BY TRACEY O’SHAUGHNESSY REPUBLICAN-AMERICAN
Her needlework both plain and ornamental was excellent, and might almost have put a sewing machine to shame. She was considered especially great in satin stitch. She spent much time in these occupations, and some of her merriest talk was over clothes which she and her companions were making, sometimes for themselves, and sometimes for the poor.”
– “A Memoir of Jane Austen,” by James Edward Austen-Leigh
Needlework, as the Countess of Wilton wrote in the 19th century, “is an art so indissolubly connected with the comfort and convenience of mankind at large that it is impossible to suppose any stage of society in which it has not existed.” To be a “genteel woman,” like those in Jane Austen’s world, meant to be proficient in the craft such that it was among the qualities scrutinized by wealthy gentlemen looking for a wife. For women of the era, “work” was needlework, a key component of their education, the epicenter of their social world and a reflection of their character. It’s why Austen pointedly rejects the proposed gift of a spinning wheel from her sister; Austen wanted to be more than that.
Those are the tropes and associations with which Allison Reimus plays in her exhibit “Hum,” at the Jennifer Terzian Gallery in Litchfield.
Reimus is a mixed media artist, and the medium in which she is most fluent is fabric. She dyes it, paints in, irons it and bleaches it – all for a deeply geometric artwork that inverts traditional associations between fabric and femininity.
Reimus’ work – a series of Robert Rauschenberg-like creations that collage pieces of fabric – are from napkins to potholders to towels, with dyes, glue and paint to fabric. The result is a series of colorful geometric abstractions that pay homage to the legacy of “women’s work” as they invert traditionalist concepts of that activity. Just as Rauschenberg employed everyday objects as art materials, Reimus grabs items at hand – objects more familiar to the domestic sphere than the mechanical one.
That means towels, linen, doilies – and even dryer lint – layered over fabric that has either been bleached or dyed, and sometimes both. These scraps are then manipulated into squares, horizontals and triangles of suggestion – a stucco house, a concrete patio, a tablecloth, a slice of lace are all given their proper order in canvases that can look like drawer dividers.
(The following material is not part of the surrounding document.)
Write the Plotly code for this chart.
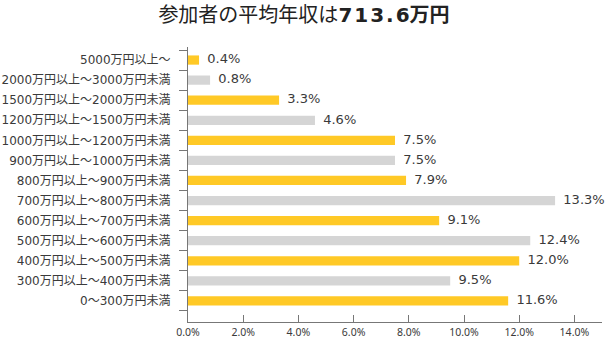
import plotly.graph_objects as go

categories = [
    "5000万円以上～",
    "2000万円以上～3000万円未満",
    "1500万円以上～2000万円未満",
    "1200万円以上～1500万円未満",
    "1000万円以上～1200万円未満",
    "900万円以上～1000万円未満",
    "800万円以上～900万円未満",
    "700万円以上～800万円未満",
    "600万円以上～700万円未満",
    "500万円以上～600万円未満",
    "400万円以上～500万円未満",
    "300万円以上～400万円未満",
    "0～300万円未満",
]
values = [0.4, 0.8, 3.3, 4.6, 7.5, 7.5, 7.9, 13.3, 9.1, 12.4, 12.0, 9.5, 11.6]
x_tickvals = [0, 2, 4, 6, 8, 10, 12, 14]
x_ticktext = ["0.0%", "2.0%", "4.0%", "6.0%", "8.0%", "10.0%", "12.0%", "14.0%"]

YELLOW = "#FFC926"
GRAY = "#D5D5D5"
bar_colors = [YELLOW if i % 2 == 0 else GRAY for i in range(len(categories))]
labels = ["  %.1f%%" % v for v in values]

TEXT = "#3a3a3a"
AXIS = "#777777"
JP = "Noto Sans CJK JP, Noto Sans, sans-serif"

fig = go.Figure()
fig.add_trace(go.Bar(
    x=values,
    y=categories,
    orientation="h",
    marker=dict(color=bar_colors, line=dict(width=0)),
    hoverinfo="skip",
))
fig.add_trace(go.Scatter(
    x=values,
    y=categories,
    mode="text",
    text=labels,
    textposition="middle right",
    textfont=dict(size=13, color=TEXT, family="DejaVu Sans, sans-serif"),
    cliponaxis=False,
    hoverinfo="skip",
))

hs = "\u200a"
title_num = hs.join("713.6")

fig.update_layout(
    width=608, height=341,
    margin=dict(l=188, r=6, t=47, b=19),
    paper_bgcolor="white", plot_bgcolor="white",
    bargap=0.54,
    showlegend=False,
    title=dict(
        text="参加者の平均年収は<b><span style='font-family:DejaVu Sans;font-size:20px'>"
             + title_num + "</span>万円</b>",
        x=0.5, xref="container", xanchor="center",
        y=0.955, yref="container", yanchor="middle",
        font=dict(size=20, color="#222222", family=JP),
    ),
    font=dict(family=JP, color=TEXT),
)

fig.update_xaxes(
    range=[0, 15],
    tickvals=x_tickvals, ticktext=x_ticktext,
    ticks="inside", ticklen=7, tickcolor=AXIS,
    showline=True, linecolor=AXIS, linewidth=1,
    showgrid=False, zeroline=False,
    tickfont=dict(size=10.5, color=TEXT, family="Noto Sans, sans-serif"),
    automargin=False,
    fixedrange=True,
)
fig.update_yaxes(
    categoryorder="array", categoryarray=categories[::-1],
    range=[-1.05, 12.65],
    ticks="outside", ticklen=8, tickcolor=AXIS, tickson="boundaries",
    showline=True, linecolor=AXIS, linewidth=1,
    showgrid=False, zeroline=False,
    tickfont=dict(size=12, color=TEXT, family="DejaVu Sans, Noto Sans CJK JP, sans-serif"),
    ticklabelstandoff=14,
    automargin=False,
    fixedrange=True,
)

fig.write_html("out.html")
Dividing, organizing, folding and manipulating are all elements in the repetitive patterns that Reimus creates. The artist, who grew up in the Rust Belt where, as she has said, “labor is synonymous with repetition,” is honoring the women before her, who also worked through repetition, by creating a kind of echo or rhyme of their efforts with patterning of her own.
In works like “Running Bond Girls,” Reimus creates her own cadence of repeating patterns, typically square, circular or horizontal that exist in separate domains that can look like mazes, each area creating its own walls and obstacles. The piece features household textiles like pieces of carpet or burlap, which Reimus has peppered with glitter, pumice or glue.
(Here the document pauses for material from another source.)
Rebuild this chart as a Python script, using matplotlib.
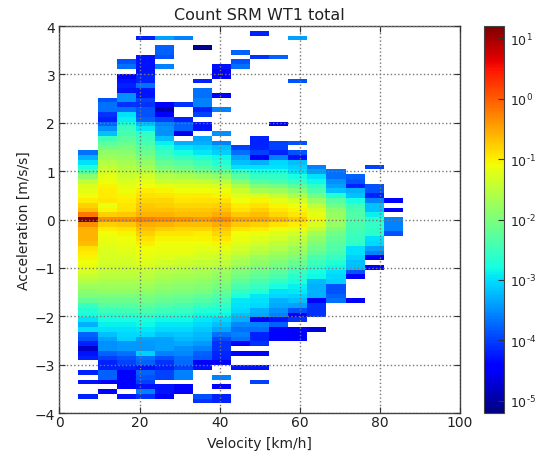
import matplotlib
matplotlib.use('Agg')
import matplotlib.pyplot as plt
import numpy as np
from matplotlib.colors import LogNorm

_ = np.nan

# log10 of the count per velocity column, rows listed from the top (a = +3.95) downwards
col_01 = [_]*26 + [-3.7,-3.3,-3.0,-2.75,-2.4,-1.9,-1.45,-1.3,-1.2,-1.1,-1.0,-.8,-.65,-.2,1.2,
    -.35,-.6,-.6,-.6,-.65,-.9,-1.0,-1.05,-1.1,-1.2,-1.3,-1.45,-1.6,-1.75,-1.9,-2.0,-2.2,-2.55,-2.7,-2.8,
    -3.0,-3.3,-3.0,-3.8,-3.9,-4.2,-4.8,-4.3,-4.2,_,_,-4.2,_,-4.3,_,_,-4.2]
col_02 = [_]*15 + [-3.9,-3.7,-3.7,-4.1,-4.2,-3.8,-3.5,-3.2,-2.5,-2.25,-2.1,-1.85,-1.75,-1.6,-1.45,-1.35,-1.2,-1.15,
    -1.05,-1.0,-1.0,-.95,-1.15,-1.05,-.8,-.35,
    -.8,-1.0,-1.1,-1.15,-1.2,-1.25,-1.3,-1.3,-1.35,-1.4,-1.45,-1.55,-1.65,-1.75,-1.85,-2.0,-2.15,-2.3,-2.5,-2.65,
    -2.8,-2.9,-3.0,-3.2,-3.4,-3.5,-3.5,-3.8,-4.0,-4.2,-4.2,-3.8,-3.8,-4.4,_,-4.4]
col_03 = [_]*7 + [-3.9,-3.7,_,-4.4,-4.3,-4.2,-4.3,-3.5,-3.5,-4.1,-3.7,-3.0,-2.9,-2.75,-2.5,-2.4,-2.3,-2.15,-2.05,
    -1.9,-1.8,-1.7,-1.6,-1.5,-1.4,-1.3,-1.2,-1.15,-1.05,-1.0,-.95,-.9,-.75,-.35,
    -.75,-.95,-1.05,-1.1,-1.15,-1.2,-1.25,-1.3,-1.35,-1.4,-1.45,-1.55,-1.65,-1.75,-1.85,-2.0,-2.15,-2.3,-2.45,-2.65,
    -2.8,-2.9,-3.0,-3.05,-3.1,-3.45,-3.45,-3.7,-3.9,-4.0,-4.2,-4.4,-4.4,-4.4,-4.5,_,-4.3]
col_04 = [_]*2 + [-4.2,_,_,_,-4.3,-4.3,-4.3,-4.3,-4.2,-4.2,-3.7,-4.3,-4.3,-4.0,-4.1,-3.9,-3.9,-3.8,-3.2,-2.95,-2.6,-2.5,
    -2.4,-2.3,-2.15,-2.0,-1.85,-1.7,-1.55,-1.35,-1.2,-1.1,-1.0,-.9,-.85,-.75,-.7,-.6,-.25,
    -.55,-.7,-.8,-.9,-1.0,-1.1,-1.15,-1.2,-1.25,-1.35,-1.45,-1.55,-1.65,-1.75,-1.85,-2.0,-2.1,-2.25,-2.4,-2.6,
    -2.75,-2.85,-2.95,-3.05,-3.4,-3.45,-3.45,-3.1,-3.7,-3.8,-4.3,-3.8,-3.9,-4.0,-4.3,-3.6,-4.1]
col_05 = [_]*2 + [-3.4,_,-3.8,-3.8,-3.9,_,-3.6] + [_]*7 + [-4.5,-4.9,-4.5,-4.0,-3.6,-3.5,-3.5,-3.2,-2.9,-2.7,-2.55,-2.4,
    -2.2,-2.05,-1.8,-1.6,-1.4,-1.2,-1.05,-.95,-.85,-.8,-.7,-.6,-.3,
    -.6,-.8,-.95,-1.05,-1.1,-1.15,-1.2,-1.25,-1.35,-1.45,-1.55,-1.65,-1.75,-1.85,-1.95,-2.05,-2.2,-2.35,-2.5,-2.65,
    -2.85,-2.95,-3.05,-3.2,-3.4,-3.4,-3.4,-3.6,-3.9,-4.1,-4.2,-4.0,-4.0,_,-4.3,-4.3,-4.4]
col_06 = [_]*2 + [-3.6] + [_]*13 + [-4.1,_,_,-4.2,-3.8,-3.8,-4.6,_,-3.3,-3.0,-2.8,-2.55,-2.35,-2.15,-1.9,-1.65,-1.4,
    -1.25,-1.1,-1.0,-.95,-.85,-.75,-.65,-.35,
    -.65,-.85,-.95,-1.05,-1.1,-1.15,-1.2,-1.3,-1.4,-1.5,-1.6,-1.7,-1.8,-1.9,-2.0,-2.1,-2.25,-2.4,-2.55,-2.7,
    -2.85,-2.95,-3.05,-3.15,-3.25,-3.35,-3.5,-3.55,-3.7,-3.75,-4.0,-3.6,-3.6,_,-4.4,-4.4]
col_07 = [_]*4 + [-5.1] + [_]*6 + [-4.2,_,-3.7,-3.7,-3.6,-3.6,-4.2,-4.0,_,-4.3,-4.3,_,-3.4,-3.3,-3.1,-2.95,-2.7,-2.5,-2.3,
    -2.05,-1.75,-1.45,-1.25,-1.1,-1.0,-.9,-.85,-.75,-.65,-.4,
    -.65,-.85,-1.0,-1.05,-1.1,-1.2,-1.3,-1.35,-1.45,-1.55,-1.65,-1.75,-1.85,-1.95,-2.05,-2.2,-2.35,-2.5,-2.7,-2.85,
    -2.95,-3.05,-3.15,-3.25,-3.3,-3.45,-3.6,-3.8,-3.85,-4.5,-4.3,_,_,_,_,_,-3.9,-4.1]
col_08 = [_]*8 + [-4.3,-4.4,-4.4,_,_,_,-4.4,_,_,-3.6,_,_,_,_,-3.5,_,-3.6,-3.2,-3.1,-2.85,-2.7,-2.5,-2.2,-1.85,-1.55,-1.3,
    -1.15,-1.05,-.9,-.8,-.7,-.55,-.3,
    -.55,-.75,-.85,-.95,-1.05,-1.2,-1.3,-1.4,-1.5,-1.6,-1.75,-1.85,-1.95,-2.05,-2.2,-2.3,-2.45,-2.6,-2.75,-2.85,
    -3.05,-3.2,-3.35,-3.7,-3.95,-4.1,-4.1,-4.15,-4.2,-4.5,_,_,-3.6,_,-4.4,_,-4.2,-4.2]
col_09 = [_]*5 + [-3.8,_,-3.9,-3.7] + [_]*16 + [-4.0,-3.7,-3.4,-3.2,-3.0,-2.55,-2.3,-1.95,-1.65,-1.4,-1.25,-1.1,-1.0,-.9,-.75,-.5,
    -.75,-.95,-1.1,-1.15,-1.25,-1.35,-1.45,-1.6,-1.7,-1.85,-1.95,-2.1,-2.25,-2.4,-2.6,-2.75,-2.95,-3.0,-3.05,-3.2,
    -3.3,-3.55,-3.7,-3.6,-3.7,-4.4,_,-4.5,_,_,-4.3]
col_10 = [_]*1 + [-4.2,_,_,_,_,-4.1] + [_]*16 + [-4.2,-4.2,-4.15,-4.0,-4.4,-3.3,-3.0,-2.8,-2.55,-2.3,-2.0,-1.7,-1.3,-1.05,-.9,-.8,-.65,-.5,
    -.8,-1.0,-1.15,-1.25,-1.35,-1.5,-1.6,-1.75,-1.85,-2.0,-2.1,-2.25,-2.4,-2.55,-2.7,-2.95,-3.0,-3.05,-3.3,-3.35,
    -4.5,-3.6,-3.7,-4.2,-4.2,-4.1,_,-4.4,_,_,-4.3,_,_,-4.0]
col_11 = [_]*6 + [-3.8] + [_]*13 + [-4.6,_,_,_,-4.0,-4.0,-4.2,-3.6,-3.05,-3.0,-2.8,-2.6,-2.4,-2.1,-1.75,-1.45,-1.2,-1.05,-.95,-.85,-.6,
    -.9,-1.1,-1.25,-1.35,-1.5,-1.6,-1.75,-1.85,-2.0,-2.1,-2.25,-2.4,-2.6,-2.8,-3.0,-3.05,-3.3,-3.35,-3.5,-3.6,
    -4.3,-3.8,-4.4,-4.4,-4.4]
col_12 = [_]*2 + [-3.4] + [_]*8 + [-3.9] + [_]*12 + [-3.9,_,-3.9,-4.3,-3.2,-3.1,-3.0,-2.8,-2.55,-2.3,-1.95,-1.65,-1.35,-1.1,-1.05,-.95,-.75,
    -1.0,-1.2,-1.35,-1.5,-1.6,-1.75,-1.85,-2.0,-2.15,-2.3,-2.5,-2.65,-2.75,-2.9,-2.95,-3.1,-3.2,-3.4,-3.9,-4.5,
    -4.1,_,-4.4,-4.4,-4.4]
col_13 = [_]*29 + [-3.6,-3.4,-3.0,-2.85,-2.6,-2.4,-2.1,-1.8,-1.5,-1.3,-1.2,-1.05,
    -1.3,-1.5,-1.7,-1.85,-2.0,-2.1,-2.25,-2.4,-2.5,-2.65,-2.8,-2.85,-3.25,-3.3,-3.3,-3.3,-4.5,-4.1,-4.1,-4.1,_,_,-4.7]
col_14 = [_]*30 + [-3.7,-3.7,-3.5,-3.4,-3.2,-2.7,-2.3,-2.1,-1.9,-1.8,-1.75,
    -1.8,-2.0,-2.1,-2.2,-2.3,-2.35,-2.45,-2.55,-2.7,-2.85,-3.0,-3.05,-3.1,-3.9,-3.9,-3.8,-3.7]
col_15 = [_]*31 + [-3.8,-3.9,-4.2,-3.3,-3.2,-2.8,-2.5,-2.4,-2.35,-2.35,
    -2.4,-2.45,-2.5,-2.55,-2.6,-3.0,-3.0,-3.1,-3.2,-3.2,-3.9,-4.5,_,_,_,_,-4.4]
col_16 = [_]*29 + [-4.0,_,_,_,-3.9,-3.9,-4.2,-3.6,-3.2,-3.2,-2.9,-2.65,
    -2.6,-2.6,-2.65,-3.0,-3.05,-3.4,-3.6,-4.4,_,-4.5]
col_17 = [_]*36 + [-4.4,_,-4.5,_,-3.6,-3.6,-3.6,-3.9]

columns = [col_01, col_02, col_03, col_04, col_05, col_06, col_07, col_08, col_09,
           col_10, col_11, col_12, col_13, col_14, col_15, col_16, col_17]
cbar_exponents = [-5, -4, -3, -2, -1, 0, 1]

n_rows = 81
n_cols = 21
log_counts = np.full((n_rows, n_cols), np.nan)
for i, col in enumerate(columns):
    # rows were read top down, the mesh runs bottom up
    log_counts[n_rows - len(col):, i + 1] = col[::-1]

v_edges = np.linspace(0, 100, n_cols + 1)
a_edges = np.linspace(-4, 4, n_rows + 1)
counts = np.ma.masked_invalid(10.0 ** log_counts)

plt.rcParams['font.family'] = 'DejaVu Sans'
plt.rcParams['mathtext.default'] = 'regular'

fig = plt.figure(figsize=(5.36, 4.6), dpi=100)
ax = fig.add_axes([59.4/536, 1 - 414/460, 400.6/536, 387/460])
cax = fig.add_axes([484/536, 1 - 414/460, 20/536, 387/460])

mesh = ax.pcolormesh(v_edges, a_edges, counts, cmap='jet',
                     norm=LogNorm(vmin=10**-5.2, vmax=10**1.2))
ax.set_xlim(0, 100)
ax.set_ylim(-4, 4)
ax.set_xticks(np.arange(0, 101, 20))
ax.set_yticks(np.arange(-4, 5))
ax.grid(True, color='#777777', linestyle=':', linewidth=1.0)
ax.set_axisbelow(False)
ax.tick_params(direction='in', top=True, right=True, labelsize=10, length=4, color='#333333', labelcolor='#222222')
ax.tick_params(axis='x', pad=1.5)
ax.tick_params(axis='y', pad=3)
ax.set_xlabel('Velocity [km/h]', fontsize=10, labelpad=5, color='#222222')
ax.set_ylabel('Acceleration [m/s/s]', fontsize=10, labelpad=3, color='#222222')
ax.set_title('Count SRM WT1 total', fontsize=11.5, pad=5, color='#222222')
for s in ax.spines.values():
    s.set_color('#444444')
    s.set_linewidth(1.0)

cb = fig.colorbar(mesh, cax=cax)
cb.set_ticks([10.0**e for e in cbar_exponents])
cb.set_ticklabels(['$10^{\\text{%d}}$' % e for e in cbar_exponents])
cb.minorticks_off()
cax.tick_params(direction='in', labelsize=9, length=4, color='#333333', pad=4, labelcolor='#222222')
cb.outline.set_edgecolor('#444444')

fig.savefig('out.png', dpi=100)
Among her more successful works are those that employ potholders – an item that is itself woven – placed on dyed or painted fabric. Some of the most successful of such works use the potholder as a centerpiece that floats over or forms the center of a black field populated by varicolored or shaped orb. The hint of family – individuals gathered around a warm meal – is powerfully evident.
Reimus’ manipulation of handmade paper often allows her to use text. By folding paper slightly upward, letters emerge – a Y, an N, a W – used to delicious effect in works like “Pregnant Before Pancakes” and “Do You Read Me.”
The idea of separating these areas, effectively creating rooms or spheres of individual identity, is also deeply domestic and insistently female. Order, separation, arrangement and organization are all attributes often tended to by women. The idea of being contained, confined, “hemmed in” and otherwise controlled is implicit in all of these works. Reimus’ decision to dye the fabric, such that it bleeds through, is a witty comment on how futile those efforts can be. The gluing and sewing (with visible thread marks ) of these elements suggest a kind of temporary security. It’s the little narratives inside these boxes – confectionary balls of primary color or blobs of dryer lint jazzed up with glitter – that suggest that domesticity may divide certain elements of the self into respectable chambers, but the ebullient and effervescent bleed through.